SOURCE MATERIAL:
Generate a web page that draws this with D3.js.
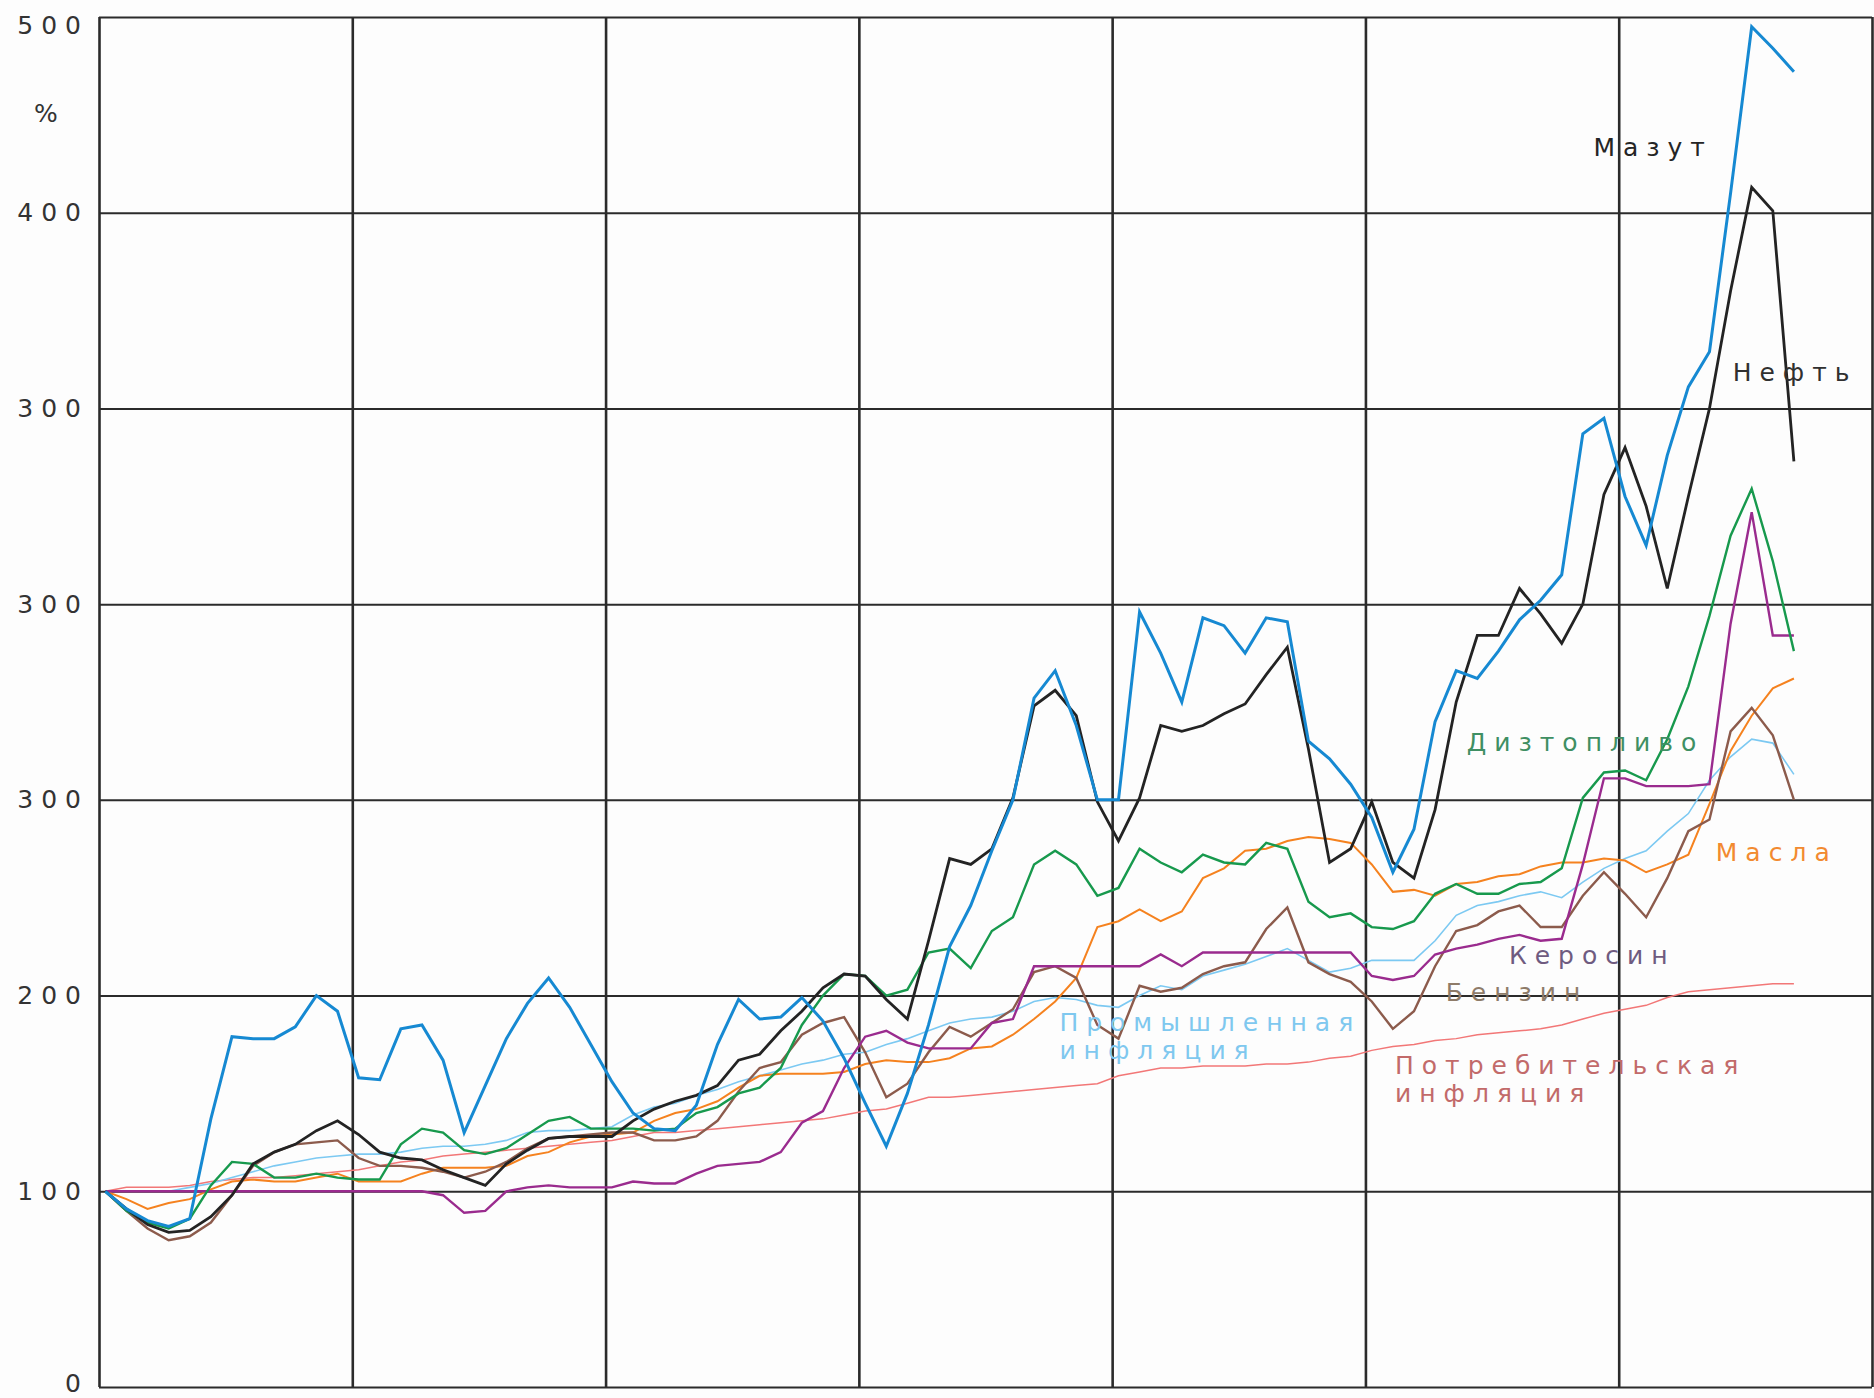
<!DOCTYPE html>
<html>
<head>
<meta charset="utf-8">
<script src="https://cdn.jsdelivr.net/npm/d3@7"></script>
<style>
  body { margin: 0; background: #fff; }
  svg text { font-family: "DejaVu Sans", sans-serif; }
</style>
</head>
<body>
<svg id="chart" width="1874" height="1398"></svg>
<script>
/*
  prices of oil products vs inflation, monthly index (start = 100)
*/

// month index of every point
var months = d3.range(81);

// y gridlines and the labels printed next to them (as in the original)
var yTickValues = [0, 100, 200, 300, 400, 500, 600, 700];
var yTickLabels = ["0", "100", "200", "300", "300", "300", "400", "500"];

// series
var mazut = [100,91,85,82,86,137,179,178,178,184, 200,192,158,157,183,185,167,130,154,178,
  196,209,194,175,156,140,132,131,144,175, 198,188,189,199,187,168,145,123,150,185,
  225,246,274,300,352,366,338,300,300,396, 375,350,393,389,375,393,391,330,321,308,
  291,263,285,340,366,362,376,392,402,415, 487,495,455,430,476,511,529,610,695,684, 672];

var neft = [100,91,83,79,80,87,98,114,120,124, 131,136,129,120,117,116,111,107,103,114,
  121,127,128,128,128,136,142,146,149,154, 167,170,182,192,204,211,210,198,188,228,
  270,267,275,301,348,356,343,299,279,301, 338,335,338,344,349,364,378,326,268,275,
  299,268,260,295,350,384,384,408,395,380, 400,456,480,450,408,455,500,560,613,601, 473];

var dizel = [100,90,84,81,86,103,115,114,107,107, 109,107,106,106,124,132,130,121,119,122,
  129,136,138,132,132,132,131,132,140,143, 150,153,163,185,200,211,210,200,203,222,
  224,214,233,240,267,274,267,251,255,275, 268,263,272,268,267,278,275,248,240,242,
  235,234,238,252,257,252,252,257,258,265, 301,314,315,310,331,358,394,435,459,422, 376];

var kerosin = [100,100,100,100,100,100,100,100,100,100, 100,100,100,100,100,100,98,89,90,100,
  102,103,102,102,102,105,104,104,109,113, 114,115,120,135,141,163,179,182,176,173,
  173,173,186,188,215,215,215,215,215,215, 221,215,222,222,222,222,222,222,222,222,
  210,208,210,221,224,226,229,231,228,229, 267,311,311,307,307,307,308,390,447,384, 384];

var benzin = [100,90,81,75,77,84,98,113,120,124, 125,126,117,113,113,112,110,107,110,115,
  122,127,128,129,130,130,126,126,128,136, 151,163,166,180,186,189,171,148,155,171,
  184,179,186,193,212,215,209,185,178,205, 202,204,211,215,217,234,245,217,211,207,
  197,183,192,215,233,236,243,246,235,235, 251,263,252,240,260,284,290,335,347,333, 300];

var masla = [100,96,91,94,96,101,105,106,105,105, 107,109,105,105,105,109,112,112,112,113,
  118,120,125,128,129,130,136,140,142,146, 153,159,160,160,160,161,165,167,166,166,
  168,173,174,180,188,197,209,235,238,244, 238,243,260,265,274,275,279,281,280,278,
  267,253,254,251,257,258,261,262,266,268, 268,270,269,263,267,272,298,325,343,357, 362];

var promInfl = [100,100,100,100,102,104,107,110,113,115, 117,118,119,119,120,122,123,123,124,126,
  130,131,131,132,133,139,143,145,149,152, 156,159,162,165,167,170,171,175,178,182,
  186,188,189,192,197,199,198,195,194,200, 205,203,210,213,216,220,224,218,212,214,
  218,218,218,228,241,246,248,251,253,250, 258,265,270,274,284,293,310,322,331,329, 313];

var potrInfl = [100,102,102,102,103,105,106,107,107,108, 109,110,111,113,115,116,118,119,120,121,
  122,123,124,125,126,128,130,130,131,132, 133,134,135,136,137,139,141,142,145,148,
  148,149,150,151,152,153,154,155,159,161, 163,163,164,164,164,165,165,166,168,169,
  172,174,175,177,178,180,181,182,183,185, 188,191,193,195,199,202,203,204,205,206, 206];

// drawing order: first is at the bottom
var series = [
  {values: potrInfl, color: '#f27777', width: 1.5},
  {values: promInfl, color: '#7cc9f2', width: 1.6},
  {values: masla,    color: '#f5821f', width: 2},
  {values: benzin,   color: '#8c5b4c', width: 2.4},
  {values: kerosin,  color: '#9a2b8e', width: 2.4},
  {values: dizel,    color: '#17994d', width: 2.4},
  {values: neft,     color: '#232323', width: 2.8},
  {values: mazut,    color: '#1689d2', width: 3}
];

// labels next to the lines (anchored in month / value units)
var labels = [
  {text: ['Мазут'], m: 70.5, v: 629, color: '#252525'},
  {text: ['Нефть'], m: 77.1, v: 514, color: '#303030'},
  {text: ['Дизтопливо'], m: 64.5, v: 325, color: '#3f8f63'},
  {text: ['Масла'], m: 76.3, v: 269, color: '#f28a30'},
  {text: ['Керосин'], m: 66.5, v: 216, color: '#6f5b80'},
  {text: ['Бензин'], m: 63.5, v: 197, color: '#8e7b69'},
  {text: ['Промышленная', 'инфляция'], m: 45.2, v: 182, color: '#7fc8ef'},
  {text: ['Потребительская', 'инфляция'], m: 61.1, v: 160, color: '#c26a6a'}
];

// plot box (note: "top" is a reserved window property, so other names)
var plotLeft = 99, plotRight = 1872, plotTop = 17, plotBottom = 1387;

var svg = d3.select('#chart');
svg.append('rect').attr('width', 1874).attr('height', 1398).attr('fill', '#fdfdfd');

var x = d3.scaleLinear().domain([-0.3, 83.7]).range([plotLeft, plotRight]);
var y = d3.scaleLinear().domain([0, 700]).range([plotBottom, plotTop]);

// vertical gridlines, one per year
var yearTicks = d3.range(8).map(function(k) { return k * 12 - 0.3; });
var xGrid = svg.append('g')
  .attr('transform', 'translate(0,' + plotBottom + ')')
  .call(d3.axisBottom(x).tickValues(yearTicks).tickSize(-(plotBottom - plotTop)).tickFormat(''));
xGrid.select('.domain').remove();
xGrid.selectAll('line').attr('stroke', '#2b2b2b').attr('stroke-width', 2.6);

// horizontal gridlines + labels
var yAxis = svg.append('g')
  .attr('transform', 'translate(' + plotLeft + ',0)')
  .call(d3.axisLeft(y).tickValues(yTickValues)
    .tickFormat(function(d, i) { return yTickLabels[i]; })
    .tickSize(-(plotRight - plotLeft)).tickPadding(10));
yAxis.select('.domain').remove();
yAxis.selectAll('line').attr('stroke', '#2b2b2b').attr('stroke-width', 2);
yAxis.selectAll('text')
  .attr('font-size', 25)
  .attr('letter-spacing', 8)
  .attr('fill', '#333')
  .attr('y', function(d) { return d === 700 ? 8 : (d === 0 ? -4 : 0); });

svg.append('text')
  .attr('x', 46).attr('y', 115)
  .attr('text-anchor', 'middle').attr('dominant-baseline', 'middle')
  .attr('font-size', 25).attr('fill', '#333')
  .text('%');

// lines
var line = d3.line()
  .x(function(d, i) { return x(months[i]); })
  .y(function(d) { return y(d); });

svg.selectAll('path.series')
  .data(series)
  .enter().append('path')
  .attr('class', 'series')
  .attr('d', function(s) { return line(s.values); })
  .attr('fill', 'none')
  .attr('stroke', function(s) { return s.color; })
  .attr('stroke-width', function(s) { return s.width; })
  .attr('stroke-linejoin', 'miter');

// series names
labels.forEach(function(l) {
  var t = svg.append('text')
    .attr('x', x(l.m)).attr('y', y(l.v))
    .attr('font-size', 25)
    .attr('letter-spacing', 8)
    .attr('fill', l.color);
  l.text.forEach(function(s, i) {
    t.append('tspan').attr('x', x(l.m)).attr('dy', i === 0 ? 0 : 28).text(s);
  });
});
</script>
</body>
</html>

WORK REQUIRED: Return all of the data exactly as written, and drop the pictures.

ANSWER TO THE EXERCISE:
Generate a web page that draws this with D3.js.
<!DOCTYPE html>
<html>
<head>
<meta charset="utf-8">
<script src="https://cdn.jsdelivr.net/npm/d3@7"></script>
<style>
  body { margin: 0; background: #fff; }
  svg text { font-family: "DejaVu Sans", sans-serif; }
</style>
</head>
<body>
<svg id="chart" width="1874" height="1398"></svg>
<script>
/*
  prices of oil products vs inflation, monthly index (start = 100)
*/

// month index of every point
var months = d3.range(81);

// y gridlines and the labels printed next to them (as in the original)
var yTickValues = [0, 100, 200, 300, 400, 500, 600, 700];
var yTickLabels = ["0", "100", "200", "300", "300", "300", "400", "500"];

// series
var mazut = [100,91,85,82,86,137,179,178,178,184, 200,192,158,157,183,185,167,130,154,178,
  196,209,194,175,156,140,132,131,144,175, 198,188,189,199,187,168,145,123,150,185,
  225,246,274,300,352,366,338,300,300,396, 375,350,393,389,375,393,391,330,321,308,
  291,263,285,340,366,362,376,392,402,415, 487,495,455,430,476,511,529,610,695,684, 672];

var neft = [100,91,83,79,80,87,98,114,120,124, 131,136,129,120,117,116,111,107,103,114,
  121,127,128,128,128,136,142,146,149,154, 167,170,182,192,204,211,210,198,188,228,
  270,267,275,301,348,356,343,299,279,301, 338,335,338,344,349,364,378,326,268,275,
  299,268,260,295,350,384,384,408,395,380, 400,456,480,450,408,455,500,560,613,601, 473];

var dizel = [100,90,84,81,86,103,115,114,107,107, 109,107,106,106,124,132,130,121,119,122,
  129,136,138,132,132,132,131,132,140,143, 150,153,163,185,200,211,210,200,203,222,
  224,214,233,240,267,274,267,251,255,275, 268,263,272,268,267,278,275,248,240,242,
  235,234,238,252,257,252,252,257,258,265, 301,314,315,310,331,358,394,435,459,422, 376];

var kerosin = [100,100,100,100,100,100,100,100,100,100, 100,100,100,100,100,100,98,89,90,100,
  102,103,102,102,102,105,104,104,109,113, 114,115,120,135,141,163,179,182,176,173,
  173,173,186,188,215,215,215,215,215,215, 221,215,222,222,222,222,222,222,222,222,
  210,208,210,221,224,226,229,231,228,229, 267,311,311,307,307,307,308,390,447,384, 384];

var benzin = [100,90,81,75,77,84,98,113,120,124, 125,126,117,113,113,112,110,107,110,115,
  122,127,128,129,130,130,126,126,128,136, 151,163,166,180,186,189,171,148,155,171,
  184,179,186,193,212,215,209,185,178,205, 202,204,211,215,217,234,245,217,211,207,
  197,183,192,215,233,236,243,246,235,235, 251,263,252,240,260,284,290,335,347,333, 300];

var masla = [100,96,91,94,96,101,105,106,105,105, 107,109,105,105,105,109,112,112,112,113,
  118,120,125,128,129,130,136,140,142,146, 153,159,160,160,160,161,165,167,166,166,
  168,173,174,180,188,197,209,235,238,244, 238,243,260,265,274,275,279,281,280,278,
  267,253,254,251,257,258,261,262,266,268, 268,270,269,263,267,272,298,325,343,357, 362];

var promInfl = [100,100,100,100,102,104,107,110,113,115, 117,118,119,119,120,122,123,123,124,126,
  130,131,131,132,133,139,143,145,149,152, 156,159,162,165,167,170,171,175,178,182,
  186,188,189,192,197,199,198,195,194,200, 205,203,210,213,216,220,224,218,212,214,
  218,218,218,228,241,246,248,251,253,250, 258,265,270,274,284,293,310,322,331,329, 313];

var potrInfl = [100,102,102,102,103,105,106,107,107,108, 109,110,111,113,115,116,118,119,120,121,
  122,123,124,125,126,128,130,130,131,132, 133,134,135,136,137,139,141,142,145,148,
  148,149,150,151,152,153,154,155,159,161, 163,163,164,164,164,165,165,166,168,169,
  172,174,175,177,178,180,181,182,183,185, 188,191,193,195,199,202,203,204,205,206, 206];

// drawing order: first is at the bottom
var series = [
  {values: potrInfl, color: '#f27777', width: 1.5},
  {values: promInfl, color: '#7cc9f2', width: 1.6},
  {values: masla,    color: '#f5821f', width: 2},
  {values: benzin,   color: '#8c5b4c', width: 2.4},
  {values: kerosin,  color: '#9a2b8e', width: 2.4},
  {values: dizel,    color: '#17994d', width: 2.4},
  {values: neft,     color: '#232323', width: 2.8},
  {values: mazut,    color: '#1689d2', width: 3}
];

// labels next to the lines (anchored in month / value units)
var labels = [
  {text: ['Мазут'], m: 70.5, v: 629, color: '#252525'},
  {text: ['Нефть'], m: 77.1, v: 514, color: '#303030'},
  {text: ['Дизтопливо'], m: 64.5, v: 325, color: '#3f8f63'},
  {text: ['Масла'], m: 76.3, v: 269, color: '#f28a30'},
  {text: ['Керосин'], m: 66.5, v: 216, color: '#6f5b80'},
  {text: ['Бензин'], m: 63.5, v: 197, color: '#8e7b69'},
  {text: ['Промышленная', 'инфляция'], m: 45.2, v: 182, color: '#7fc8ef'},
  {text: ['Потребительская', 'инфляция'], m: 61.1, v: 160, color: '#c26a6a'}
];

// plot box (note: "top" is a reserved window property, so other names)
var plotLeft = 99, plotRight = 1872, plotTop = 17, plotBottom = 1387;

var svg = d3.select('#chart');
svg.append('rect').attr('width', 1874).attr('height', 1398).attr('fill', '#fdfdfd');

var x = d3.scaleLinear().domain([-0.3, 83.7]).range([plotLeft, plotRight]);
var y = d3.scaleLinear().domain([0, 700]).range([plotBottom, plotTop]);

// vertical gridlines, one per year
var yearTicks = d3.range(8).map(function(k) { return k * 12 - 0.3; });
var xGrid = svg.append('g')
  .attr('transform', 'translate(0,' + plotBottom + ')')
  .call(d3.axisBottom(x).tickValues(yearTicks).tickSize(-(plotBottom - plotTop)).tickFormat(''));
xGrid.select('.domain').remove();
xGrid.selectAll('line').attr('stroke', '#2b2b2b').attr('stroke-width', 2.6);

// horizontal gridlines + labels
var yAxis = svg.append('g')
  .attr('transform', 'translate(' + plotLeft + ',0)')
  .call(d3.axisLeft(y).tickValues(yTickValues)
    .tickFormat(function(d, i) { return yTickLabels[i]; })
    .tickSize(-(plotRight - plotLeft)).tickPadding(10));
yAxis.select('.domain').remove();
yAxis.selectAll('line').attr('stroke', '#2b2b2b').attr('stroke-width', 2);
yAxis.selectAll('text')
  .attr('font-size', 25)
  .attr('letter-spacing', 8)
  .attr('fill', '#333')
  .attr('y', function(d) { return d === 700 ? 8 : (d === 0 ? -4 : 0); });

svg.append('text')
  .attr('x', 46).attr('y', 115)
  .attr('text-anchor', 'middle').attr('dominant-baseline', 'middle')
  .attr('font-size', 25).attr('fill', '#333')
  .text('%');

// lines
var line = d3.line()
  .x(function(d, i) { return x(months[i]); })
  .y(function(d) { return y(d); });

svg.selectAll('path.series')
  .data(series)
  .enter().append('path')
  .attr('class', 'series')
  .attr('d', function(s) { return line(s.values); })
  .attr('fill', 'none')
  .attr('stroke', function(s) { return s.color; })
  .attr('stroke-width', function(s) { return s.width; })
  .attr('stroke-linejoin', 'miter');

// series names
labels.forEach(function(l) {
  var t = svg.append('text')
    .attr('x', x(l.m)).attr('y', y(l.v))
    .attr('font-size', 25)
    .attr('letter-spacing', 8)
    .attr('fill', l.color);
  l.text.forEach(function(s, i) {
    t.append('tspan').attr('x', x(l.m)).attr('dy', i === 0 ? 0 : 28).text(s);
  });
});
</script>
</body>
</html>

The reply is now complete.